Pour cela, un pilotage fort, un accompagnement institutionnel, un recrutement volontariste sur les emplois spécifiques et l’encadrement, une liaison avec la recherche pédagogique sont nécessaires. Un tel dispositif dérogeant au fonctionnement habituel de l’institution ne peut être que très minoritaire.

Refonder, c’est aussi concevoir un système général, s’appliquant à l’ensemble du système éducatif, de répartition des moyens en proportion de la difficulté sociale et scolaire. Ce serait un pas important vers plus d’équité. Il ne ferait pas disparaitre le besoin d’un dispositif spécifique pour les territoires relativement peu nombreux où les facteurs d’inégalité et de discrimination se combinent avec le fonctionnement défaillant du service public et l’aggravent.

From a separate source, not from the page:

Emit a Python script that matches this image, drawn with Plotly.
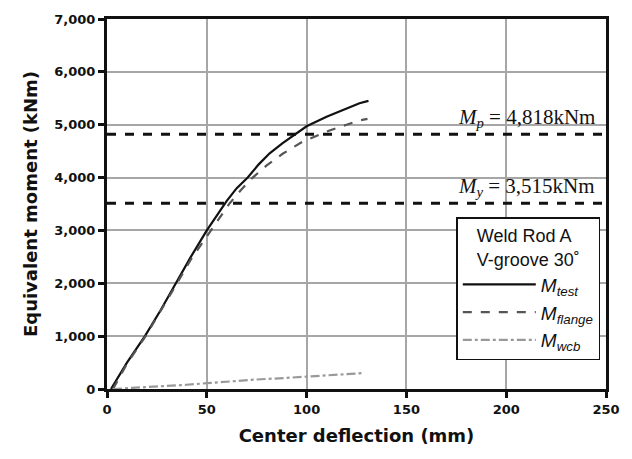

Tout n’est pas à réinventer, mais beaucoup reste à faire. Les progrès constatés sont encore minoritaires et fragiles, en bonne partie à cause des carences de l’institution. Alternant relances et périodes de silence, elle a abandonné l’éducation prioritaire à la bonne volonté des acteurs de terrain. Elle n’a pas su ou pas voulu faire vivre les réformes globales prévues par la loi.

L’enjeu de l’éducation prioritaire est majeur pour notre société : aller à contrecourant des tendances à l’aggravation des inégalités, être à la pointe de la construction d’une école effectivement pour tous. Des changements profonds dans les pratiques d’enseignement, le fonctionnement des établissements, la politique de l’institution sont nécessaires. Il ne s’agit pas d’abord de « donner plus », et surtout pas « moins », mais « mieux » et « autrement ».

Soulignons enfin, comme dans la dernière partie de ce dossier, que les réformes structurelles sont vaines si elles ne s’appuient pas sur l’engagement des personnels. Dans les contextes sociaux de l’éducation prioritaire, où le monde alentour pénètre l’école, les témoignages montrent l’importance de la dimension éthique dans l’action des professionnels, constamment.

Trente ans après sa fondation, peut-être enfin, l’éducation prioritaire.